Write out each line that follows exactly as it stands, without the pictures.

• **Given information**
■ ■ ■
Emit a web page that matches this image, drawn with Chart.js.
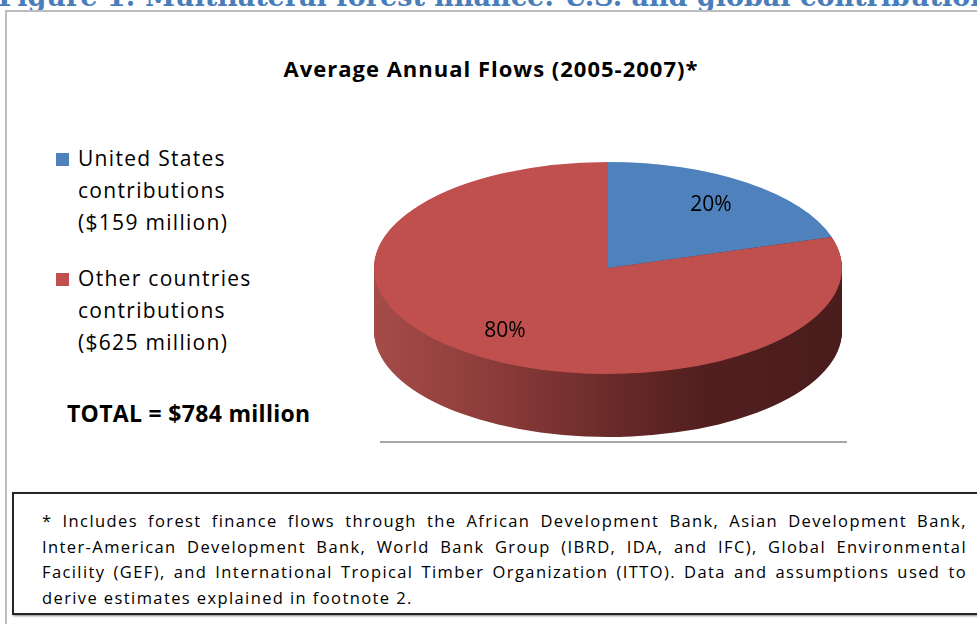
<!DOCTYPE html>
<html>
<head>
<meta charset="utf-8">
<script src="https://cdn.jsdelivr.net/npm/chart.js@4.4.1/dist/chart.umd.min.js"></script>
<style>
html,body{margin:0;padding:0;background:#fff;}
body{width:977px;height:624px;overflow:hidden;position:relative;font-family:'Open Sans',sans-serif;color:#000;}
#heading{position:absolute;left:-2px;top:-17px;white-space:nowrap;font-family:'DejaVu Serif',serif;font-weight:bold;font-size:27px;line-height:27px;color:#4a7ebb;}
#frame{position:absolute;left:5px;top:10px;width:2000px;height:2000px;border:2px solid #bdbdbd;box-shadow:1px 1px 1px #e0e0e0;}
#title{position:absolute;left:0;width:977px;top:54px;text-align:center;font-weight:bold;font-size:22px;line-height:28px;letter-spacing:1px;white-space:nowrap;padding-left:5px;box-sizing:border-box;}
.leg{position:absolute;left:78px;font-size:21px;line-height:32px;letter-spacing:1.3px;white-space:nowrap;}
.sq{position:absolute;left:56px;width:13px;height:13px;}
#total{position:absolute;left:67px;top:398px;font-weight:bold;font-size:23px;line-height:30px;letter-spacing:0.3px;white-space:nowrap;}
#floor{position:absolute;left:380px;top:441px;width:467px;height:2px;background:#a8a8a8;}
#note{position:absolute;left:12px;top:492px;width:2000px;height:119px;border:2px solid #262626;box-shadow:1px 1px 2px #888;}
.nl{position:absolute;width:925px;font-size:16.5px;line-height:25.7px;letter-spacing:1.4px;white-space:nowrap;text-align:justify;text-align-last:justify;}
.nl.last{text-align:left;text-align-last:left;}
canvas{position:absolute;left:0;top:0;}
</style>
</head>
<body>
<div id="heading">Figure 1: Multilateral forest finance: U.S. and global contributions</div>
<div id="frame"></div>
<div id="title"></div>
<div id="legend"></div>
<div id="total"></div>
<div id="floor"></div>
<div id="note"></div>
<canvas id="c" width="977" height="624"></canvas>
<script>
// ---- data ----
const categories = ['United States contributions ($159 million)', 'Other countries contributions ($625 million)'];
const legendLines = [['United States', 'contributions', '($159 million)'], ['Other countries', 'contributions', '($625 million)']];
const values = [159, 625];
const percentLabels = ['20%', '80%'];
const sliceColors = ['#4F81BD', '#C0504D'];
const chartTitle = 'Average Annual Flows (2005-2007)*';
const totalLabel = 'TOTAL = $784 million';
const footnoteLines = [
  '* Includes forest finance flows through the African Development Bank, Asian Development Bank,',
  'Inter-American Development Bank, World Bank Group (IBRD, IDA, and IFC), Global Environmental',
  'Facility (GEF), and International Tropical Timber Organization (ITTO). Data and assumptions used to',
  'derive estimates explained in footnote 2.'
];

// ---- text parts ----
document.getElementById('title').textContent = chartTitle;
document.getElementById('total').textContent = totalLabel;
const legendEl = document.getElementById('legend');
const legendTops = [142, 262];
legendLines.forEach((lines, i) => {
  const sq = document.createElement('div');
  sq.className = 'sq';
  sq.style.top = (legendTops[i] + 11) + 'px';
  sq.style.background = sliceColors[i];
  legendEl.appendChild(sq);
  const t = document.createElement('div');
  t.className = 'leg';
  t.style.top = legendTops[i] + 'px';
  t.innerHTML = lines.map(s => s.replace(/&/g, '&amp;')).join('<br>');
  legendEl.appendChild(t);
});
const noteEl = document.getElementById('note');
footnoteLines.forEach((s, i) => {
  const d = document.createElement('div');
  d.className = 'nl' + (i === footnoteLines.length - 1 ? ' last' : '');
  d.style.left = '28px';
  d.style.top = (14 + i * 25.7) + 'px';
  d.textContent = s;
  noteEl.appendChild(d);
});

// ---- 3D pie plugin ----
const pie3d = {
  id: 'pie3d',
  beforeDatasetsDraw(chart, args, opts) {
    const ctx = chart.ctx;
    const arcs = chart.getDatasetMeta(0).data;
    if (!arcs.length) return;
    const c = arcs[0].getProps(['x', 'y', 'outerRadius'], true);
    const apply = () => {
      ctx.translate(c.x, c.y);
      ctx.scale(opts.stretchX, opts.squashY);
      ctx.translate(-c.x, -c.y);
    };
    const grads = arcs.map((a, i) => {
      const g = ctx.createLinearGradient(c.x - c.outerRadius, 0, c.x + c.outerRadius, 0);
      opts.sideStops[i].forEach(([o, col]) => g.addColorStop(o, col));
      return g;
    });
    for (let d = opts.depth; d >= 1; d--) {
      ctx.save();
      ctx.translate(0, d);
      apply();
      arcs.forEach((arc, i) => {
        const p = arc.getProps(['x', 'y', 'startAngle', 'endAngle', 'outerRadius'], true);
        ctx.fillStyle = grads[i];
        ctx.beginPath();
        ctx.moveTo(p.x, p.y);
        ctx.arc(p.x, p.y, p.outerRadius, p.startAngle, p.endAngle);
        ctx.closePath();
        ctx.fill();
      });
      ctx.restore();
    }
    ctx.save();
    apply();
  },
  afterDatasetsDraw(chart, args, opts) {
    const ctx = chart.ctx;
    const arcs = chart.getDatasetMeta(0).data;
    if (!arcs.length) return;
    ctx.restore();
    ctx.save();
    ctx.fillStyle = '#000';
    ctx.font = '21px "Open Sans"';
    ctx.textAlign = 'center';
    ctx.textBaseline = 'middle';
    arcs.forEach((arc, i) => {
      const p = arc.getProps(['x', 'y', 'startAngle', 'endAngle', 'outerRadius'], true);
      const mid = (p.startAngle + p.endAngle) / 2;
      const rr = p.outerRadius * opts.labelRadius;
      const lx = p.x + Math.cos(mid) * rr * opts.stretchX;
      const ly = p.y + Math.sin(mid) * rr * opts.squashY;
      ctx.fillText(percentLabels[i], lx, ly);
    });
    ctx.restore();
  }
};

new Chart(document.getElementById('c'), {
  type: 'pie',
  data: {
    labels: categories,
    datasets: [{
      data: values,
      backgroundColor: sliceColors,
      borderWidth: 0,
      hoverOffset: 0
    }]
  },
  options: {
    responsive: false,
    animation: false,
    devicePixelRatio: 1,
    events: [],
    layout: { padding: { left: 374, right: 135, top: 90, bottom: 178 } },
    plugins: {
      legend: { display: false },
      tooltip: { enabled: false },
      title: { display: false },
      pie3d: {
        stretchX: 234 / 178,
        squashY: 106 / 178,
        depth: 63,
        labelRadius: 0.74,
        sideStops: [
          [[0, '#3d6594'], [0.5, '#2c4a6e'], [1, '#1f3350']],
          [[0, '#a54c49'], [0.25, '#8c3c3a'], [0.5, '#6b2b2a'], [0.7, '#521f1f'], [1, '#4a1c1c']]
        ]
      }
    }
  },
  plugins: [pie3d]
});
</script>
</body>
</html>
■ ■ ■
• **The output**
Emit a web page that matches this image, drawn with Chart.js.
<!DOCTYPE html>
<html>
<head>
<meta charset="utf-8">
<script src="https://cdn.jsdelivr.net/npm/chart.js@4.4.1/dist/chart.umd.min.js"></script>
<style>
html,body{margin:0;padding:0;background:#fff;}
body{width:977px;height:624px;overflow:hidden;position:relative;font-family:'Open Sans',sans-serif;color:#000;}
#heading{position:absolute;left:-2px;top:-17px;white-space:nowrap;font-family:'DejaVu Serif',serif;font-weight:bold;font-size:27px;line-height:27px;color:#4a7ebb;}
#frame{position:absolute;left:5px;top:10px;width:2000px;height:2000px;border:2px solid #bdbdbd;box-shadow:1px 1px 1px #e0e0e0;}
#title{position:absolute;left:0;width:977px;top:54px;text-align:center;font-weight:bold;font-size:22px;line-height:28px;letter-spacing:1px;white-space:nowrap;padding-left:5px;box-sizing:border-box;}
.leg{position:absolute;left:78px;font-size:21px;line-height:32px;letter-spacing:1.3px;white-space:nowrap;}
.sq{position:absolute;left:56px;width:13px;height:13px;}
#total{position:absolute;left:67px;top:398px;font-weight:bold;font-size:23px;line-height:30px;letter-spacing:0.3px;white-space:nowrap;}
#floor{position:absolute;left:380px;top:441px;width:467px;height:2px;background:#a8a8a8;}
#note{position:absolute;left:12px;top:492px;width:2000px;height:119px;border:2px solid #262626;box-shadow:1px 1px 2px #888;}
.nl{position:absolute;width:925px;font-size:16.5px;line-height:25.7px;letter-spacing:1.4px;white-space:nowrap;text-align:justify;text-align-last:justify;}
.nl.last{text-align:left;text-align-last:left;}
canvas{position:absolute;left:0;top:0;}
</style>
</head>
<body>
<div id="heading">Figure 1: Multilateral forest finance: U.S. and global contributions</div>
<div id="frame"></div>
<div id="title"></div>
<div id="legend"></div>
<div id="total"></div>
<div id="floor"></div>
<div id="note"></div>
<canvas id="c" width="977" height="624"></canvas>
<script>
// ---- data ----
const categories = ['United States contributions ($159 million)', 'Other countries contributions ($625 million)'];
const legendLines = [['United States', 'contributions', '($159 million)'], ['Other countries', 'contributions', '($625 million)']];
const values = [159, 625];
const percentLabels = ['20%', '80%'];
const sliceColors = ['#4F81BD', '#C0504D'];
const chartTitle = 'Average Annual Flows (2005-2007)*';
const totalLabel = 'TOTAL = $784 million';
const footnoteLines = [
  '* Includes forest finance flows through the African Development Bank, Asian Development Bank,',
  'Inter-American Development Bank, World Bank Group (IBRD, IDA, and IFC), Global Environmental',
  'Facility (GEF), and International Tropical Timber Organization (ITTO). Data and assumptions used to',
  'derive estimates explained in footnote 2.'
];

// ---- text parts ----
document.getElementById('title').textContent = chartTitle;
document.getElementById('total').textContent = totalLabel;
const legendEl = document.getElementById('legend');
const legendTops = [142, 262];
legendLines.forEach((lines, i) => {
  const sq = document.createElement('div');
  sq.className = 'sq';
  sq.style.top = (legendTops[i] + 11) + 'px';
  sq.style.background = sliceColors[i];
  legendEl.appendChild(sq);
  const t = document.createElement('div');
  t.className = 'leg';
  t.style.top = legendTops[i] + 'px';
  t.innerHTML = lines.map(s => s.replace(/&/g, '&amp;')).join('<br>');
  legendEl.appendChild(t);
});
const noteEl = document.getElementById('note');
footnoteLines.forEach((s, i) => {
  const d = document.createElement('div');
  d.className = 'nl' + (i === footnoteLines.length - 1 ? ' last' : '');
  d.style.left = '28px';
  d.style.top = (14 + i * 25.7) + 'px';
  d.textContent = s;
  noteEl.appendChild(d);
});

// ---- 3D pie plugin ----
const pie3d = {
  id: 'pie3d',
  beforeDatasetsDraw(chart, args, opts) {
    const ctx = chart.ctx;
    const arcs = chart.getDatasetMeta(0).data;
    if (!arcs.length) return;
    const c = arcs[0].getProps(['x', 'y', 'outerRadius'], true);
    const apply = () => {
      ctx.translate(c.x, c.y);
      ctx.scale(opts.stretchX, opts.squashY);
      ctx.translate(-c.x, -c.y);
    };
    const grads = arcs.map((a, i) => {
      const g = ctx.createLinearGradient(c.x - c.outerRadius, 0, c.x + c.outerRadius, 0);
      opts.sideStops[i].forEach(([o, col]) => g.addColorStop(o, col));
      return g;
    });
    for (let d = opts.depth; d >= 1; d--) {
      ctx.save();
      ctx.translate(0, d);
      apply();
      arcs.forEach((arc, i) => {
        const p = arc.getProps(['x', 'y', 'startAngle', 'endAngle', 'outerRadius'], true);
        ctx.fillStyle = grads[i];
        ctx.beginPath();
        ctx.moveTo(p.x, p.y);
        ctx.arc(p.x, p.y, p.outerRadius, p.startAngle, p.endAngle);
        ctx.closePath();
        ctx.fill();
      });
      ctx.restore();
    }
    ctx.save();
    apply();
  },
  afterDatasetsDraw(chart, args, opts) {
    const ctx = chart.ctx;
    const arcs = chart.getDatasetMeta(0).data;
    if (!arcs.length) return;
    ctx.restore();
    ctx.save();
    ctx.fillStyle = '#000';
    ctx.font = '21px "Open Sans"';
    ctx.textAlign = 'center';
    ctx.textBaseline = 'middle';
    arcs.forEach((arc, i) => {
      const p = arc.getProps(['x', 'y', 'startAngle', 'endAngle', 'outerRadius'], true);
      const mid = (p.startAngle + p.endAngle) / 2;
      const rr = p.outerRadius * opts.labelRadius;
      const lx = p.x + Math.cos(mid) * rr * opts.stretchX;
      const ly = p.y + Math.sin(mid) * rr * opts.squashY;
      ctx.fillText(percentLabels[i], lx, ly);
    });
    ctx.restore();
  }
};

new Chart(document.getElementById('c'), {
  type: 'pie',
  data: {
    labels: categories,
    datasets: [{
      data: values,
      backgroundColor: sliceColors,
      borderWidth: 0,
      hoverOffset: 0
    }]
  },
  options: {
    responsive: false,
    animation: false,
    devicePixelRatio: 1,
    events: [],
    layout: { padding: { left: 374, right: 135, top: 90, bottom: 178 } },
    plugins: {
      legend: { display: false },
      tooltip: { enabled: false },
      title: { display: false },
      pie3d: {
        stretchX: 234 / 178,
        squashY: 106 / 178,
        depth: 63,
        labelRadius: 0.74,
        sideStops: [
          [[0, '#3d6594'], [0.5, '#2c4a6e'], [1, '#1f3350']],
          [[0, '#a54c49'], [0.25, '#8c3c3a'], [0.5, '#6b2b2a'], [0.7, '#521f1f'], [1, '#4a1c1c']]
        ]
      }
    }
  },
  plugins: [pie3d]
});
</script>
</body>
</html>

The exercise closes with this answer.